The GPM Global Forecast is a bi-weekly, members-only article series for 2016. It provides analysis and short-term forecasting on key military, political, and economic events around the globe.
OPEC ‘Game Changer’ Deal Hangs in the Balance
OPEC met in September and agreed in principle on a deal to restrict output to 32.5-33 million barrels per day, down from the approx. 33.64 barrels that the cartel’s members are currently pumping.
The deal was hailed as an important step forward, as evidence that an output freeze would lead into a scaling back of exports in an effort to regain some measure of price control. But as is so often the case with OPEC’s struggles to coordinate: the devil is in the details.
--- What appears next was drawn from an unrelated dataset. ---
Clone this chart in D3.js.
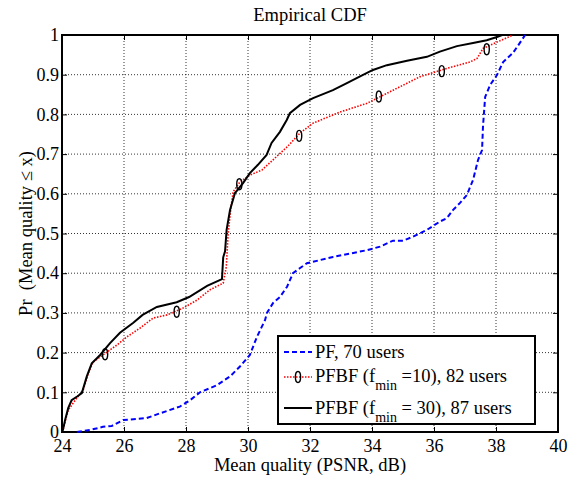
<!DOCTYPE html>
<html>
<head>
<meta charset="utf-8">
<script src="https://cdn.jsdelivr.net/npm/d3@7"></script>
<style>
  body { margin: 0; background: #fff; }
  svg { display: block; }
  svg text { font-family: "Liberation Serif", "Times New Roman", Times, serif !important; white-space: pre; }
</style>
</head>
<body>
<svg id="chart" width="574" height="477"></svg>
<script>
// ---- data ----
const xTicks = [24, 26, 28, 30, 32, 34, 36, 38, 40];
const yTicks = [0, 0.1, 0.2, 0.3, 0.4, 0.5, 0.6, 0.7, 0.8, 0.9, 1];
const yTickLabels = ['0', '0.1', '0.2', '0.3', '0.4', '0.5', '0.6', '0.7', '0.8', '0.9', '1'];

// PF, 70 users
const pfX = [24.48, 24.9, 25.32, 25.6, 25.97, 26.73, 27.16, 27.8, 28.13, 28.45, 29.0, 29.42, 29.74, 30.06,
    30.29, 30.55, 30.61, 30.81, 31.03, 31.26, 31.45, 31.68, 31.9, 32.74, 33.84, 34.26, 34.68, 35.0, 35.32,
    35.77, 36.19, 36.42, 36.61, 36.84, 37.06, 37.26, 37.42, 37.55, 37.58, 37.65, 37.81, 38.03, 38.23,
    38.55, 38.77, 38.94];
const pfY = [0, 0.005, 0.013, 0.015, 0.03, 0.035, 0.047, 0.064, 0.08, 0.1, 0.118, 0.14, 0.165, 0.194,
    0.24, 0.282, 0.3, 0.325, 0.34, 0.366, 0.4, 0.413, 0.425, 0.441, 0.458, 0.467, 0.482, 0.482, 0.492,
    0.509, 0.53, 0.539, 0.559, 0.577, 0.597, 0.635, 0.685, 0.71, 0.769, 0.844, 0.874, 0.899, 0.932,
    0.955, 0.98, 1.0];

// PFBF (fmin = 10), 82 users
const pfbf10X = [24.0, 24.03, 24.2, 24.47, 24.68, 24.85, 25.0, 25.32, 25.77, 26.1, 26.52, 26.94, 27.39, 27.9,
    28.35, 28.77, 29.2, 29.3, 29.36, 29.45, 29.52, 29.74, 30.06, 30.45, 30.8, 31.26, 31.68, 32.1, 32.97,
    33.84, 34.68, 35.55, 36.42, 37.16, 37.39, 37.58, 38.03, 38.55];
const pfbf10Y = [0, 0.005, 0.055, 0.085, 0.105, 0.148, 0.176, 0.194, 0.219, 0.24, 0.262, 0.287, 0.295, 0.312,
    0.332, 0.358, 0.375, 0.416, 0.5, 0.565, 0.605, 0.63, 0.647, 0.66, 0.685, 0.718, 0.753, 0.778, 0.806,
    0.828, 0.861, 0.895, 0.916, 0.932, 0.941, 0.966, 0.982, 1.0];
const markerX = [25.39, 27.7, 29.72, 31.65, 34.22, 36.25, 37.7];
const markerY = [0.196, 0.303, 0.624, 0.746, 0.845, 0.909, 0.964];

// PFBF (fmin = 30), 87 users
const pfbf30X = [24.0, 24.03, 24.1, 24.2, 24.31, 24.5, 24.64, 24.8, 24.96, 25.23, 25.55, 25.87, 26.3, 26.6,
    27.06, 27.7, 28.1, 28.68, 29.16, 29.2, 29.26, 29.31, 29.42, 29.58, 29.84, 30.06, 30.32, 30.6, 30.76,
    31.03, 31.25, 31.35, 31.68, 32.1, 32.74, 33.19, 33.6, 34.03, 34.48, 35.13, 35.77, 36.19, 36.74,
    37.26, 37.7, 38.03, 38.2];
const pfbf30Y = [0, 0.005, 0.03, 0.06, 0.08, 0.09, 0.098, 0.14, 0.173, 0.194, 0.224, 0.25, 0.275, 0.295,
    0.315, 0.327, 0.34, 0.368, 0.385, 0.44, 0.455, 0.509, 0.559, 0.602, 0.627, 0.652, 0.673, 0.698, 0.728,
    0.756, 0.786, 0.803, 0.824, 0.841, 0.861, 0.879, 0.895, 0.912, 0.924, 0.935, 0.945, 0.958, 0.972,
    0.98, 0.987, 0.995, 1.0];

/**
 * margins of the axes box inside the svg
 */
const margin = { top: 35, right: 16, bottom: 45, left: 62 };
const W = 574, H = 477;
const plotW = W - margin.left - margin.right;
const plotH = H - margin.top - margin.bottom;

const svg = d3.select('#chart');
const g = svg.append('g').attr('transform', `translate(${margin.left},${margin.top})`);

const x = d3.scaleLinear().domain([24, 40]).range([0, plotW]);
const y = d3.scaleLinear().domain([0, 1]).range([plotH, 0]);

// dotted grid
g.append('g').selectAll('line').data(xTicks.slice(1, -1)).enter().append('line')
    .attr('x1', d => x(d)).attr('x2', d => x(d)).attr('y1', 0).attr('y2', plotH)
    .attr('stroke', '#000').attr('stroke-width', 0.8).attr('stroke-dasharray', '1,2');
g.append('g').selectAll('line').data(yTicks.slice(1, -1)).enter().append('line')
    .attr('y1', d => y(d)).attr('y2', d => y(d)).attr('x1', 0).attr('x2', plotW)
    .attr('stroke', '#000').attr('stroke-width', 0.8).attr('stroke-dasharray', '1,2');

// axes, ticks pointing inward on all four sides
const fontSize = 18;
const xAxis = g.append('g').attr('transform', `translate(0,${plotH})`)
    .call(d3.axisBottom(x).tickValues(xTicks).tickSizeInner(-5).tickSizeOuter(0).tickPadding(7));
const xAxisTop = g.append('g')
    .call(d3.axisTop(x).tickValues(xTicks).tickSizeInner(-5).tickSizeOuter(0).tickFormat(''));
const yAxis = g.append('g')
    .call(d3.axisLeft(y).tickValues(yTicks).tickSizeInner(-5).tickSizeOuter(0).tickPadding(3)
        .tickFormat((d, i) => yTickLabels[i]));
const yAxisRight = g.append('g').attr('transform', `translate(${plotW},0)`)
    .call(d3.axisRight(y).tickValues(yTicks).tickSizeInner(-5).tickSizeOuter(0).tickFormat(''));
[xAxis, xAxisTop, yAxis, yAxisRight].forEach(function(a){
    a.attr('font-family', null);
    a.select('.domain').remove();
    a.selectAll('line').attr('stroke', '#000').attr('stroke-width', 1);
    a.selectAll('text').attr('font-size', fontSize).attr('fill', '#000');
});
g.append('rect').attr('width', plotW).attr('height', plotH)
    .attr('fill', 'none').attr('stroke', '#000').attr('stroke-width', 2);

// curves
const line = d3.line().x(d => x(d[0])).y(d => y(d[1]));
const zip = (a, b) => a.map((v, i) => [v, b[i]]);

g.append('path').datum(zip(pfX, pfY)).attr('d', line)
    .attr('fill', 'none').attr('stroke', '#0000ff').attr('stroke-width', 2).attr('stroke-dasharray', '5,3');
g.append('path').datum(zip(pfbf10X, pfbf10Y)).attr('d', line)
    .attr('fill', 'none').attr('stroke', '#ff0000').attr('stroke-width', 1.6).attr('stroke-dasharray', '1.5,1.5');
g.append('path').datum(zip(pfbf30X, pfbf30Y)).attr('d', line)
    .attr('fill', 'none').attr('stroke', '#000').attr('stroke-width', 2);

g.append('g').selectAll('ellipse').data(zip(markerX, markerY)).enter().append('ellipse')
    .attr('cx', d => x(d[0])).attr('cy', d => y(d[1])).attr('rx', 2.6).attr('ry', 5.5)
    .attr('fill', 'none').attr('stroke', '#000').attr('stroke-width', 1.4);

// title and axis labels
svg.append('text').attr('x', margin.left + plotW / 2).attr('y', 21).attr('text-anchor', 'middle')
    .attr('font-size', 18.5).text('Empirical CDF');
svg.append('text').attr('x', margin.left + plotW / 2).attr('y', 471).attr('text-anchor', 'middle')
    .attr('font-size', 18.5).text('Mean quality (PSNR, dB)');
svg.append('text').attr('transform', `translate(32,${margin.top + plotH / 2}) rotate(-90)`)
    .attr('text-anchor', 'middle').attr('font-size', 18.5).text('Pr  (Mean quality \u2264 x)');

// legend
const legend = svg.append('g').attr('transform', 'translate(278,336)');
legend.append('rect').attr('width', 257).attr('height', 88)
    .attr('fill', '#fff').attr('stroke', '#000').attr('stroke-width', 2);
const rows = [
    { y: 16, color: '#0000ff', dash: '5,3', width: 2 },
    { y: 41, color: '#ff0000', dash: '1.5,1.5', width: 1.6, marker: true },
    { y: 72, color: '#000', dash: null, width: 2 }
];
rows.forEach(function(r){
    legend.append('line').attr('x1', 6).attr('x2', 34).attr('y1', r.y).attr('y2', r.y)
        .attr('stroke', r.color).attr('stroke-width', r.width).attr('stroke-dasharray', r.dash);
    if(r.marker){
        legend.append('ellipse').attr('cx', 20).attr('cy', r.y).attr('rx', 2.6).attr('ry', 5.5)
            .attr('fill', 'none').attr('stroke', '#000').attr('stroke-width', 1.4);
    }
});
legend.append('text').attr('x', 37).attr('y', 22).attr('font-size', 18.5).text('PF, 70 users');
const t2 = legend.append('text').attr('x', 37).attr('y', 46).attr('font-size', 18.5);
t2.append('tspan').text('PFBF (f');
t2.append('tspan').attr('dy', 8).attr('font-size', 14).text('min');
t2.append('tspan').attr('dy', -8).text(' =10), 82 users');
const t3 = legend.append('text').attr('x', 37).attr('y', 78).attr('font-size', 18.5);
t3.append('tspan').text('PFBF (f');
t3.append('tspan').attr('dy', 8).attr('font-size', 14).text('min');
t3.append('tspan').attr('dy', -8).text(' = 30), 87 users');
</script>
</body>
</html>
Now the September agreement is in jeopardy ahead of a November 30 meeting, one which was supposed to be the time when the cartel puts its finishing touches on the policy. Now there are reports that OPEC officials are scrambling at the last minute to get everyone behind the output rollback.
The holdouts are all the usual suspects. Some of the more optimistic officials believed that Russia might be convinced to coordinate with an OPEC production cut, despite past experience and Moscow’s restricted toolbox in controlling its domestic energy industry. The oil ministers of Algeria and Venezuela have reportedly flown to Moscow ahead of Wednesday meeting to try and convince the Russians to get on board.
A Russian refusal could undercut a Saudi commitment to a rollback, perhaps even a freeze. The Saudis will be worried that they will reduce output and simply allow Russia to increase its market share in key Asian markets like China and India.
Iraq and Iran are also fighting a production cut for obvious reasons. Iran’s output still languishes at 4.15 million barrels a day after a decade of sanctions. Iraq’s energy industry has also been beaten back by war and a lack of foreign investment. Both governments argue that they should be exempt from having to scale back production; just one day before the meeting, both are pushing for allowances to increase their exports.
Looking forward, it’s hard to imagine that OPEC overcomes all of its hurdles and reestablishes price control on oil, which is currently hovering around the $45 mark (WTI). Simply put, there’s just too many oil producers putting out too much product, and agreeing on an OPEC cut is like a classic prisoner’s dilemma, and one where key players like the United States and Russia aren’t even at the table.
That said, there has been a lot of talk about OPEC’s future relevance, and the cartel backed itself into a corner by presenting the September agreement as a done deal (likely by design for short-term price relief). Now as the judgement day of November 30 fast approaches, this has all become a matter of face, and the question on everyone’s minds: Is this the beginning of the end for OPEC?